Insgesamt 90 Prozent der Fachbereichsverantwortlichen halten laut Studie die Schaffung durchlässiger Organisationsstrukturen oder die Umsetzung flexiblerer Steuerungsmechanismen für sinnvoll. "Diese Maßnahmen wurden bislang aber in nur weniger als 20 Prozent der Fachbereiche vollständig umgesetzt", konstatieren die Autoren. "In jedem fünften Fachbereich wurde die Umsetzung noch nicht einmal gestartet."
Ganz so trübe erscheinen die in der Studie enthaltenen Zahlen hierzu indes nicht. Die Maßnahmen - unter anderem auch die abteilungsübergreifende Zusammenarbeit bei Innovationen oder die Förderung von Projektarbeit - werden in der Regel von über der Hälfte, teilweise sogar von zwei Dritteln der Firmen zumindest teilweise umgesetzt. Hinzu kommt ein variierender Anteil von vollständiger Umsetzung, so dass sich in der Tat nicht einmal jedes fünfte Unternehmen dem Veränderungsdruck noch komplett widersetzt.
Immer mehr übergreifende Projekte
Auch in diesem Bereich ist die IT Vorreiter. Die Wachstumsrate lag in den vergangenen zwei bis drei Jahren bei überdurchschnittlichen 64 Prozent. Mit 45 Prozent liegt der Anteil der Arbeitszeit für Projektarbeit höher als in den Forschungsabteilungen mit 39 Prozent und in den Finanzabteilungen mit lediglich 21 Prozent.
Im Zuge der Digitalisierung nehme insbesondere die Anzahl der abteilungsübergreifenden Projekte zu, schreiben die Studienautoren: "So sind klassische IT- und Entwicklungsprojekte längst nicht mehr nur die Sache von IT- und Entwicklungsabteilungen, wie die hohen Anteile der an Projekten zu diesen Themen mitwirkenden Fachbereiche belegen."
Viele gescheiterte Projekte
Von gescheiterten Projekten konnten drei Viertel der Befragten aus eigener unschöner Erfahrung berichten. 72 Prozent nennen eine unrealistische Projektplanung als wichtigen Grund für das Scheitern, 67 Prozent das Verschleppen wichtiger Entscheidungen und 64 Prozent die mangelnde Zusammenarbeit zwischen den beteiligten Fachbereichen.
Den Anteil Externer in Relation zu den Festangestellten schätzen die befragten Entscheider auf 11 Prozent. Sie gehen davon aus, dass er sich in den nächsten zwei Jahren um 10 bis 20 Prozent erhöhen wird.
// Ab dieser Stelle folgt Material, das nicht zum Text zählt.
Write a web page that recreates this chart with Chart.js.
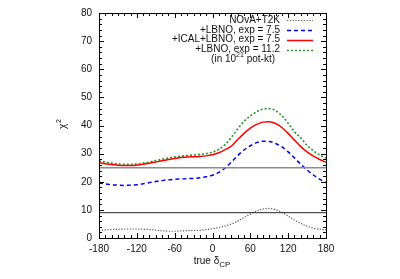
<!DOCTYPE html>
<html>
<head>
<meta charset="utf-8">
<script src="https://cdn.jsdelivr.net/npm/chart.js@4"></script>
<style>
  html, body { margin: 0; padding: 0; background: #fff; }
  #wrap { width: 400px; height: 279px; }
</style>
</head>
<body>
<div id="wrap"><canvas id="chi2Chart" width="400" height="279"></canvas></div>
<script>
// true delta_CP grid (degrees)
var deltaCP = [-180, -170, -160, -150, -140, -130, -120, -110, -100, -90, -80, -70, -60, -50, -40, -30, -20, -10,
  0, 10, 20, 30, 40, 50, 60, 70, 80, 90, 100, 110, 120, 130, 140, 150, 160, 170, 180];

// chi^2
var novaT2K = [2.8, 2.9, 3.0, 3.1, 3.2, 3.2, 3.2, 3.1, 3.0, 2.8, 2.6, 2.4, 2.4, 2.5, 2.6, 2.7, 2.8, 3.0,
  3.3, 3.7, 4.3, 5.0, 6.0, 7.3, 8.5, 9.6, 10.3, 10.5, 10.1, 9.1, 7.8, 6.4, 5.2, 4.2, 3.5, 3.1, 2.9];
var lbno75 = [19.6, 19.2, 18.9, 18.8, 18.7, 18.8, 18.9, 19.3, 19.7, 20.1, 20.4, 20.7, 20.9, 21.0, 21.1, 21.2, 21.4, 21.8,
  22.3, 23.3, 24.9, 27.0, 29.3, 31.3, 32.8, 33.9, 34.4, 34.3, 33.6, 32.4, 30.6, 28.5, 26.2, 24.2, 22.4, 20.9, 19.7];
var icalLbno75 = [26.8, 26.4, 26.1, 25.9, 25.8, 25.8, 25.9, 26.2, 26.6, 27.0, 27.5, 27.9, 28.3, 28.6, 28.8, 28.9, 29.0, 29.2,
  29.6, 30.3, 31.4, 32.7, 35.0, 37.2, 39.1, 40.4, 41.2, 41.3, 40.7, 39.3, 37.2, 34.8, 32.5, 30.6, 29.1, 27.9, 26.9];
var lbno112 = [27.4, 27.0, 26.6, 26.3, 26.2, 26.2, 26.3, 26.6, 27.0, 27.5, 28.0, 28.4, 28.8, 29.1, 29.3, 29.5, 29.7, 30.0,
  30.5, 31.5, 33.2, 35.8, 38.8, 41.5, 43.4, 44.9, 45.8, 46.0, 45.3, 43.5, 40.8, 37.8, 35.6, 32.9, 31.0, 29.5, 28.4];

// reference levels
var refRange = [-180, 180];
var level25 = [25, 25];
var level9 = [9, 9];

var xTicks = [-180, -120, -60, 0, 60, 120, 180];
var yTicks = [0, 10, 20, 30, 40, 50, 60, 70, 80];

var legendLabels = ["NOvA+T2K", "+LBNO, exp = 7.5", "+ICAL+LBNO, exp = 7.5", "+LBNO, exp = 11.2"];

function pts(xs, ys) {
  return xs.map(function (x, i) { return { x: x, y: ys[i] }; });
}

var FONT = "Liberation Sans, Arial, Helvetica, sans-serif";

var series = [
  { label: legendLabels[0], data: novaT2K, color: "#555555", dash: [1.2, 1.6], width: 1.2 },
  { label: legendLabels[1], data: lbno75, color: "#0000ee", dash: [4, 3], width: 1.5 },
  { label: legendLabels[2], data: icalLbno75, color: "#ff0000", dash: [], width: 1.5 },
  { label: legendLabels[3], data: lbno112, color: "#2e962e", dash: [2, 2], width: 1.7 }
];

var datasets = [
  { label: "25", data: pts(refRange, level25), borderColor: "#8c8c8c", borderWidth: 1.5, pointRadius: 0, tension: 0 },
  { label: "9", data: pts(refRange, level9), borderColor: "#222222", borderWidth: 1, pointRadius: 0, tension: 0 }
];
series.forEach(function (s) {
  datasets.push({
    label: s.label,
    data: pts(deltaCP, s.data),
    borderColor: s.color,
    borderDash: s.dash,
    borderWidth: s.width,
    pointRadius: 0,
    tension: 0.4,
    cubicInterpolationMode: "monotone",
    fill: false
  });
});

// gnuplot style frame, inward ticks, axis titles and legend
var gnuplotDecor = {
  id: "gnuplotDecor",
  afterDraw: function (chart) {
    var c = chart.ctx, a = chart.chartArea;
    var xs = chart.scales.x, ys = chart.scales.y;
    c.save();
    c.strokeStyle = "#000";
    c.lineWidth = 1;
    c.setLineDash([]);
    c.strokeRect(Math.round(a.left) + 0.5, Math.round(a.top) + 0.5, Math.round(a.right - a.left), Math.round(a.bottom - a.top));

    c.beginPath();
    for (var v = -180; v <= 180; v += 10) {
      var px = Math.round(xs.getPixelForValue(v)) + 0.5;
      var len = (v % 60 === 0) ? 5 : 3;
      c.moveTo(px, a.bottom); c.lineTo(px, a.bottom - len);
      c.moveTo(px, a.top); c.lineTo(px, a.top + len);
    }
    for (var w = 0; w <= 80; w += 2) {
      var py = Math.round(ys.getPixelForValue(w)) + 0.5;
      var l2 = (w % 10 === 0) ? 5 : 3;
      c.moveTo(a.left, py); c.lineTo(a.left + l2, py);
      c.moveTo(a.right, py); c.lineTo(a.right - l2, py);
    }
    c.stroke();

    // x title: true δ_CP
    c.fillStyle = "#111";
    c.textBaseline = "alphabetic";
    var t1 = "true \u03b4";
    c.font = "8px " + FONT;
    var wSub = c.measureText("CP").width;
    c.font = "10px " + FONT;
    var w1 = c.measureText(t1).width;
    var startX = 212 - (w1 + wSub) / 2;
    c.textAlign = "left";
    c.fillText(t1, startX, 264);
    c.font = "8px " + FONT;
    c.fillText("CP", startX + w1, 267);

    // y title: χ²
    c.save();
    c.translate(66, 126);
    c.rotate(-Math.PI / 2);
    c.font = "10px " + FONT;
    c.textAlign = "left";
    c.fillText("\u03c7", -3, 0);
    c.font = "7px " + FONT;
    c.fillText("2", 3, -5);
    c.restore();

    // legend
    var rowsY = [20, 30, 39.5, 49.5];
    c.font = "10px " + FONT;
    c.textAlign = "right";
    c.textBaseline = "middle";
    series.forEach(function (s, i) {
      c.fillStyle = "#111";
      c.fillText(s.label, 280, rowsY[i]);
      c.beginPath();
      c.strokeStyle = s.color;
      c.lineWidth = s.width;
      c.setLineDash(s.dash);
      c.moveTo(287, Math.round(rowsY[i]) + 0.5);
      c.lineTo(313, Math.round(rowsY[i]) + 0.5);
      c.stroke();
    });
    c.setLineDash([]);
    // (in 10^21 pot-kt)
    c.fillStyle = "#111";
    c.textAlign = "left";
    c.textBaseline = "middle";
    var p1 = "(in 10", p2 = "21", p3 = " pot-kt)";
    c.font = "10px " + FONT;
    var wp1 = c.measureText(p1).width, wp3 = c.measureText(p3).width;
    c.font = "7px " + FONT;
    var wp2 = c.measureText(p2).width;
    var sx = 275 - (wp1 + wp2 + wp3);
    c.font = "10px " + FONT;
    c.fillText(p1, sx, 59.5);
    c.font = "7px " + FONT;
    c.fillText(p2, sx + wp1, 55);
    c.font = "10px " + FONT;
    c.fillText(p3, sx + wp1 + wp2, 59.5);
    c.restore();
  }
};

var ctx = document.getElementById("chi2Chart");
var myChart = new Chart(ctx, {
  type: "line",
  data: { datasets: datasets },
  options: {
    responsive: false,
    animation: false,
    layout: { padding: { left: 69, right: 74, top: 11, bottom: 21 } },
    plugins: { legend: { display: false }, tooltip: { enabled: false } },
    scales: {
      x: {
        type: "linear",
        min: -180,
        max: 180,
        afterFit: function (s) { s.height = 20; },
        afterBuildTicks: function (s) { s.ticks = xTicks.map(function (v) { return { value: v }; }); },
        grid: { display: false, drawTicks: false },
        border: { display: false },
        ticks: { color: "#111", padding: 5, maxRotation: 0, autoSkip: false, font: { family: FONT, size: 10 } }
      },
      y: {
        min: 0,
        max: 80,
        afterFit: function (s) { s.width = 30; },
        afterBuildTicks: function (s) { s.ticks = yTicks.map(function (v) { return { value: v }; }); },
        grid: { display: false, drawTicks: false },
        border: { display: false },
        ticks: { color: "#111", padding: 7, autoSkip: false, font: { family: FONT, size: 10 } }
      }
    }
  },
  plugins: [gnuplotDecor]
});
</script>
</body>
</html>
Auch hier erscheint die IT als die am weitesten entwickelte Abteilung. 56 Prozent der befragten IT-Führungskräfte haben im vergangenen Jahr mit externen Dienstleistern zusammengearbeitet; im Gesamtdurchschnitt waren das nur 43 Prozent. Überdurchschnittlich ist auch der Anteil von 17 Prozent, die von einem sinkenden Anteil externer Spezialisten in den kommenden Jahren ausgehen.
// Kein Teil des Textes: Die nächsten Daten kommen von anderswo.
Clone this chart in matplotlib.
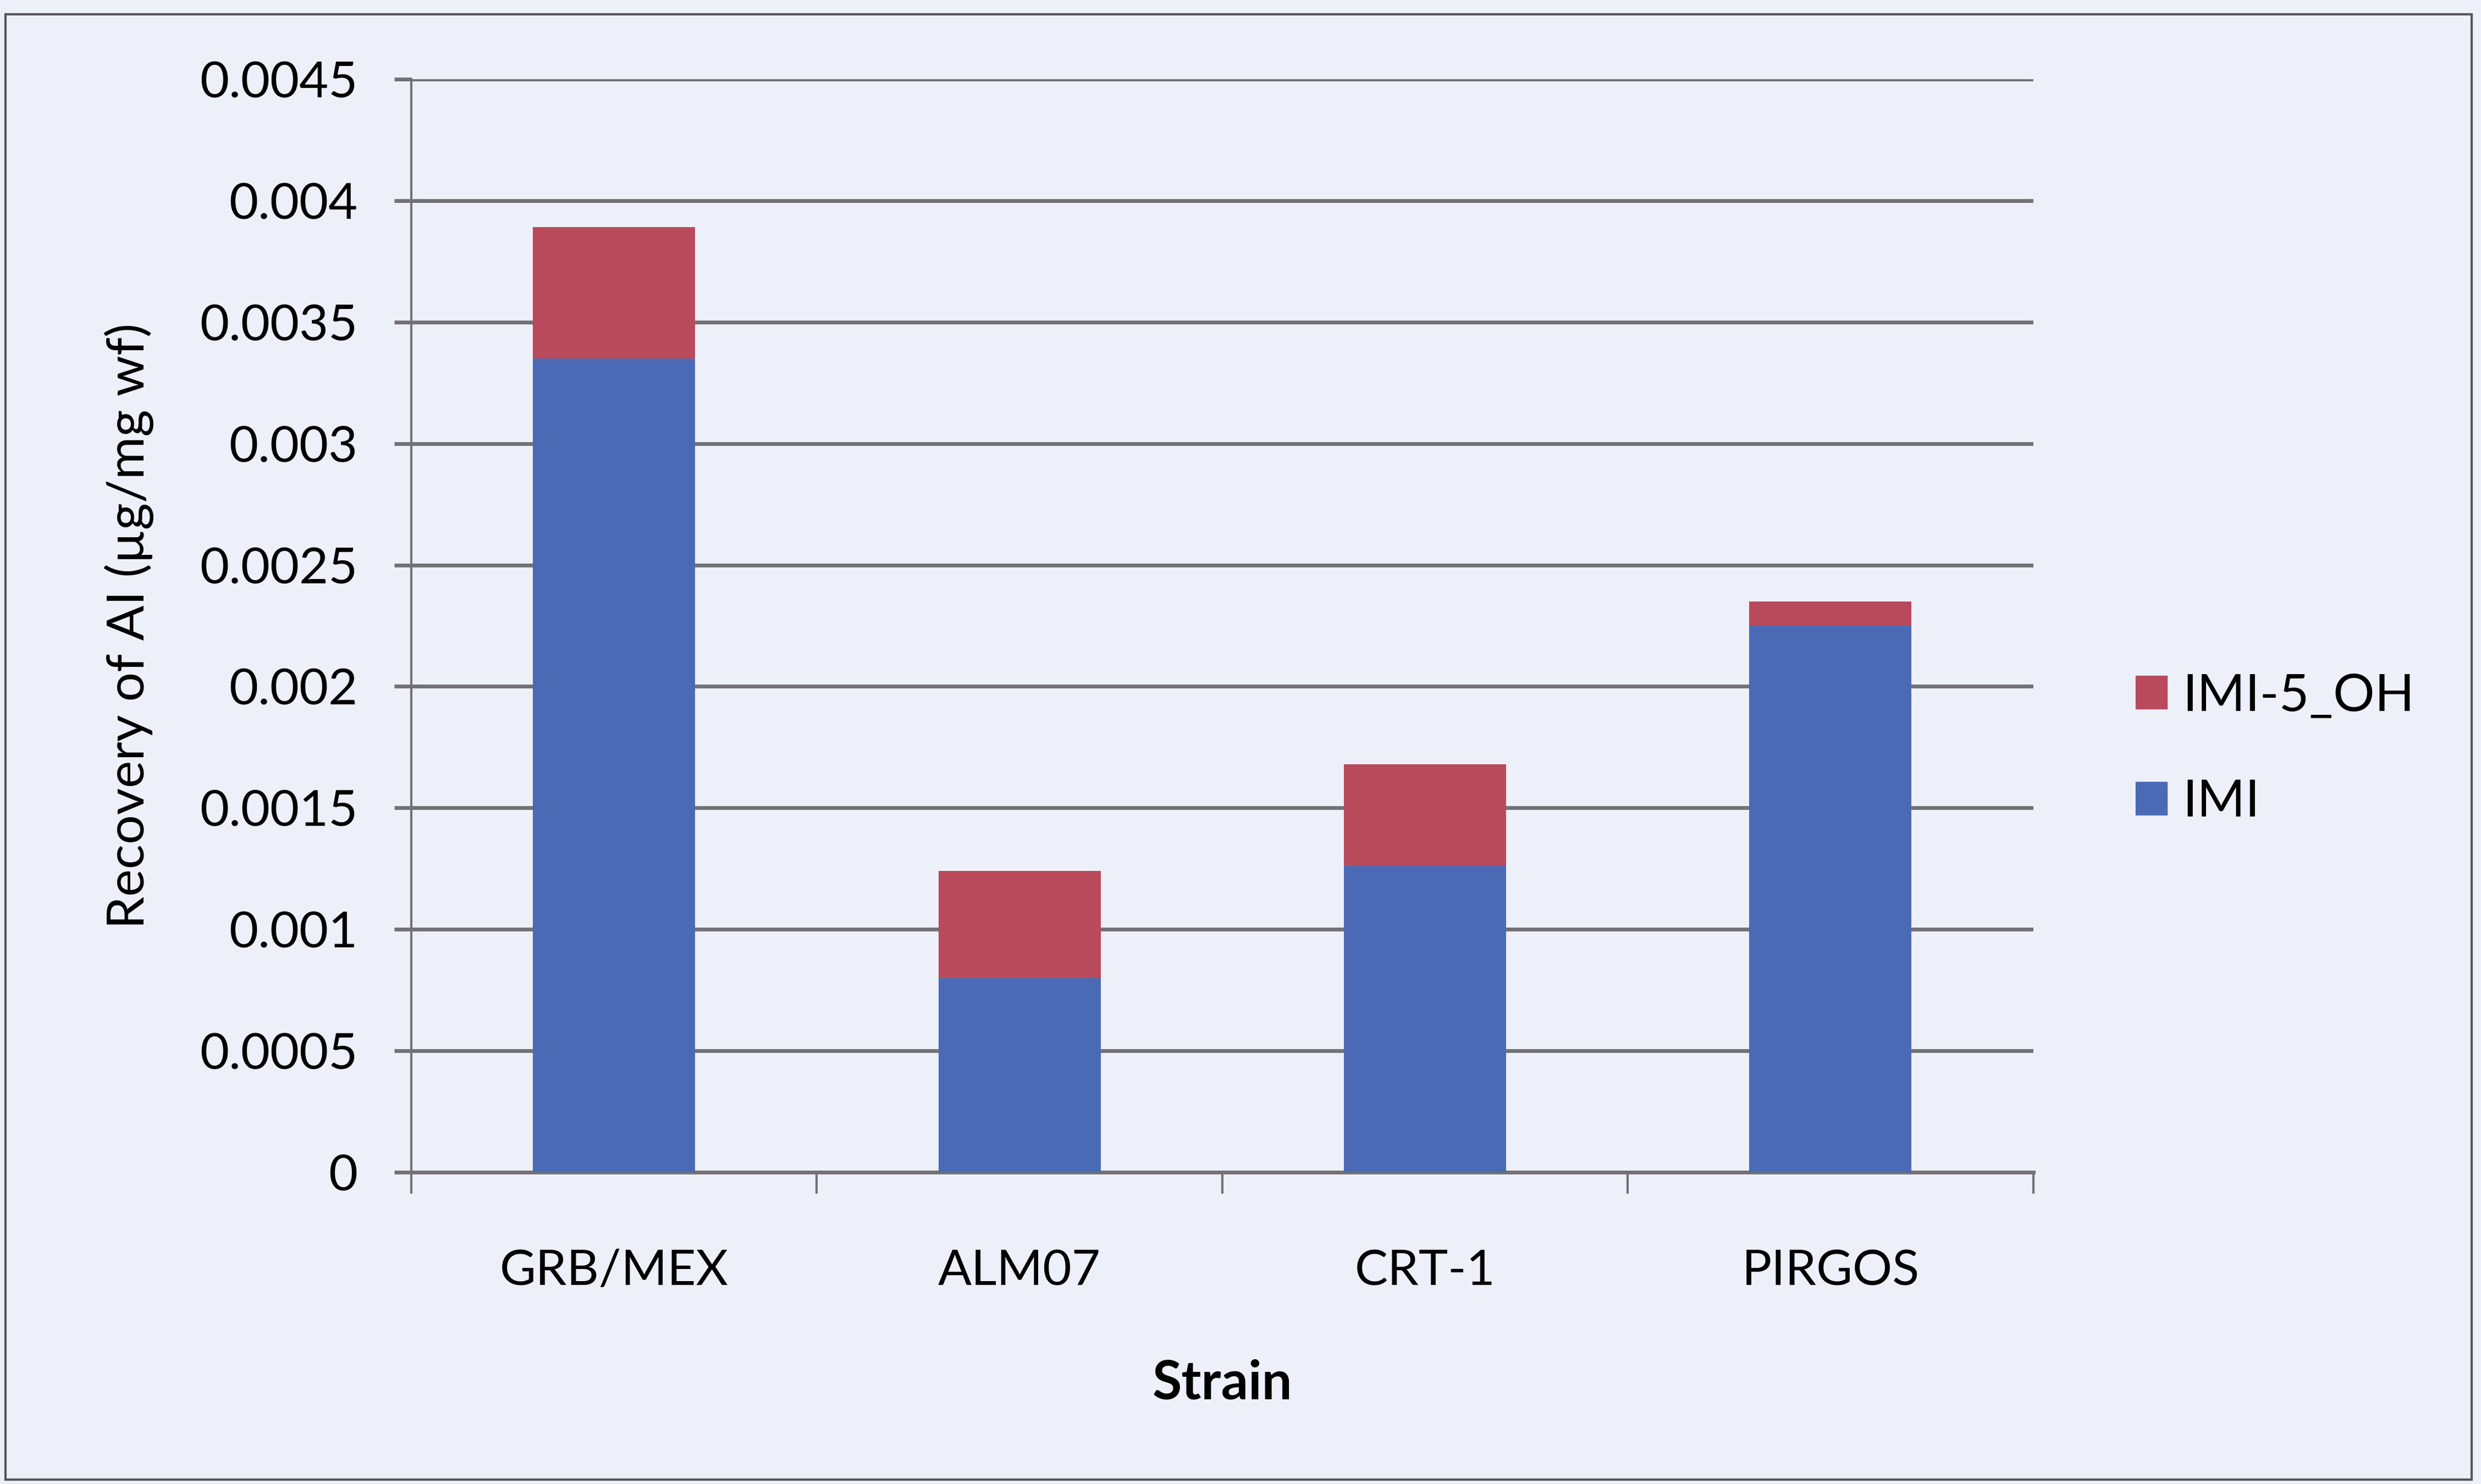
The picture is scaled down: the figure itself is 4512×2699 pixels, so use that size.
import numpy as np
import matplotlib.pyplot as plt
from matplotlib.patches import Rectangle, Patch

# recovery of active ingredient per strain (ug/mg wf)
strains = ['GRB/MEX', 'ALM07', 'CRT-1', 'PIRGOS']
imi = [0.00335, 0.0008, 0.00126, 0.00225]
imi_5oh = [0.00054, 0.00044, 0.00042, 0.0001]

yticks = [0, 0.0005, 0.001, 0.0015, 0.002, 0.0025, 0.003, 0.0035, 0.004, 0.0045]

blue = '#4a6ab6'
red = '#b84a5c'
bg = '#eef0f9'
grid_col = '#727276'

plt.rcParams['font.family'] = ['Lato', 'DejaVu Sans']

fig = plt.figure(figsize=(45.12, 26.99), dpi=100, facecolor=bg)
ax = fig.add_axes([0.1658, 0.21, 0.6537, 0.7367])
ax.set_facecolor(bg)

x = np.arange(len(strains))
ax.bar(x, imi, width=0.4, color=blue, label='IMI', zorder=3)
ax.bar(x, imi_5oh, width=0.4, bottom=imi, color=red, label='IMI-5_OH', zorder=3)

ax.set_xlim(-0.5, len(strains) - 0.5)
ax.set_ylim(0, 0.0045)
ax.set_yticks(yticks)
ax.set_yticklabels(['{:g}'.format(v) for v in yticks])
ax.yaxis.grid(True, color=grid_col, linewidth=5, zorder=1)
ax.set_axisbelow(True)

# category boundaries get the tick marks, names sit in between
ax.set_xticks(x)
ax.set_xticklabels(strains)
ax.set_xticks(np.arange(-0.5, len(strains)), minor=True)
ax.tick_params(axis='x', which='major', length=0, pad=100, labelsize=65)
ax.tick_params(axis='x', which='minor', length=28, width=3, color=grid_col)
ax.tick_params(axis='y', length=22, width=5, color=grid_col, pad=48, labelsize=66)

for s in ['top', 'right']:
    ax.spines[s].set_visible(False)
ax.spines['left'].set_color(grid_col)
ax.spines['left'].set_linewidth(3)
ax.spines['bottom'].set_color(grid_col)
ax.spines['bottom'].set_linewidth(5)

ax.set_ylabel('Recovery of AI (µg/mg wf)', fontsize=68, labelpad=60)
ax.set_xlabel('Strain', fontsize=70, fontweight='bold', labelpad=85)

handles = [Patch(color=red, label='IMI-5_OH'), Patch(color=blue, label='IMI')]
fig.legend(handles=handles, loc='center left', bbox_to_anchor=(0.842, 0.495),
           frameon=False, fontsize=68, handlelength=0.6, handleheight=0.6,
           handletextpad=0.3, labelspacing=1.15)

# outer chart frame
fig.patches.append(Rectangle((0.0022, 0.003), 0.994, 0.9874, transform=fig.transFigure,
                             fill=False, edgecolor='#55555a', linewidth=3))

fig.savefig('out.png', dpi=100, facecolor=bg)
Lieber diskutieren statt handeln
Viele Unternehmen diskutierten zwar über den digitalen Wandel, schlussfolgert Christoph Niewerth, Vorstand der Hays AG, aus den Studienergebnissen. "In der Realität dominiert aber noch die alte Welt mit ihren herkömmlichen Sichtweisen, Methoden und Abläufen", so Niewerth. "Hier ist frisches Denken mehr denn je angesagt, um sich auf den dynamischen Märkten zu behaupten."